Achieving cross-functional social success
The ultimate measure of success in breaking down marketing silos is the moment social media is no longer viewed as a specialized marketing tool, but as the shared pulse of the entire organization. Achieving this requires a shift in perspective where social insights are treated as a shared resource to be actioned by the wider business. When more departments start making decisions from the same pool of real-time insights, the company gains a unified vision of the customer.
The implementation of social intelligence is the key to unlocking marketing silos and even business data silos. And it has to be something that the whole organization commits to, otherwise the insights risk remaining trapped within marketing. It is not enough for social to be visible; it must be connected to the outcomes that matter. By establishing a common language for success, every team can see exactly how social intelligence contributes to their specific goals. For example, when the leadership team understands how a decrease in negative social sentiment directly correlates to a reduction in customer churn, or when HR sees how an increase in employee advocacy reduces the cost of hiring, marketing proves itself as an indispensable driver of growth. That builds trust and reinforces the value of social intelligence.

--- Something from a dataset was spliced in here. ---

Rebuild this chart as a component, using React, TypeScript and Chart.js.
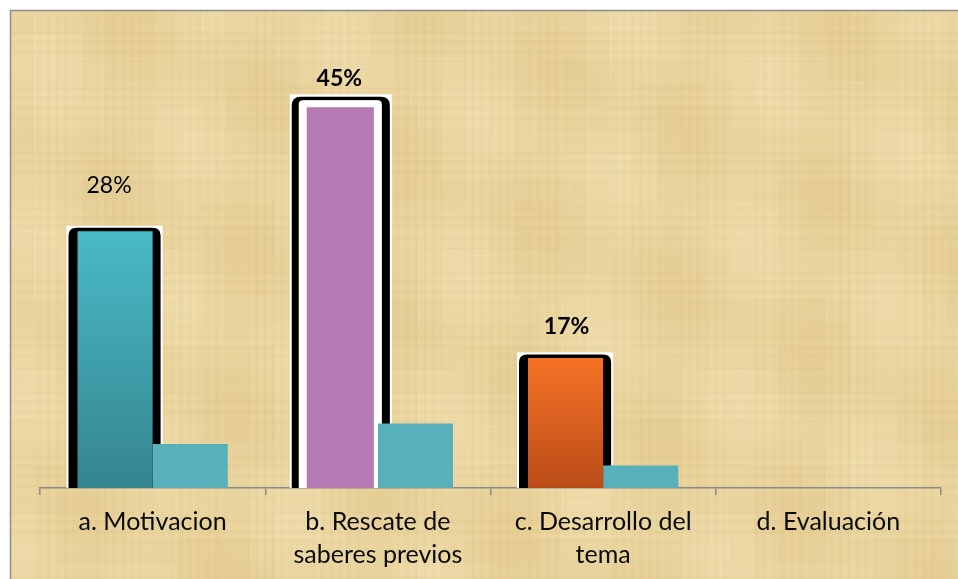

To succeed, the systems your organization implements should be capable of removing the friction that typically slows a company down. You need to ensure that a critical data point captured on social can be instantly shared with a CRM, a product management tool or an HR dashboard. By building this connected ecosystem, you eliminate the delays that prevent social data from informing major decisions. This can only happen when these insights have a clear path to be shared beyond the marketing team, transforming the entire business into a faster, smarter and more human-centric organization.
Becoming a social-first enterprise without marketing silos is about the culture of connection you build. It’s about recognizing that the most valuable information your business possesses is sitting in the open, waiting to be shared. Now make sure everyone can get to it.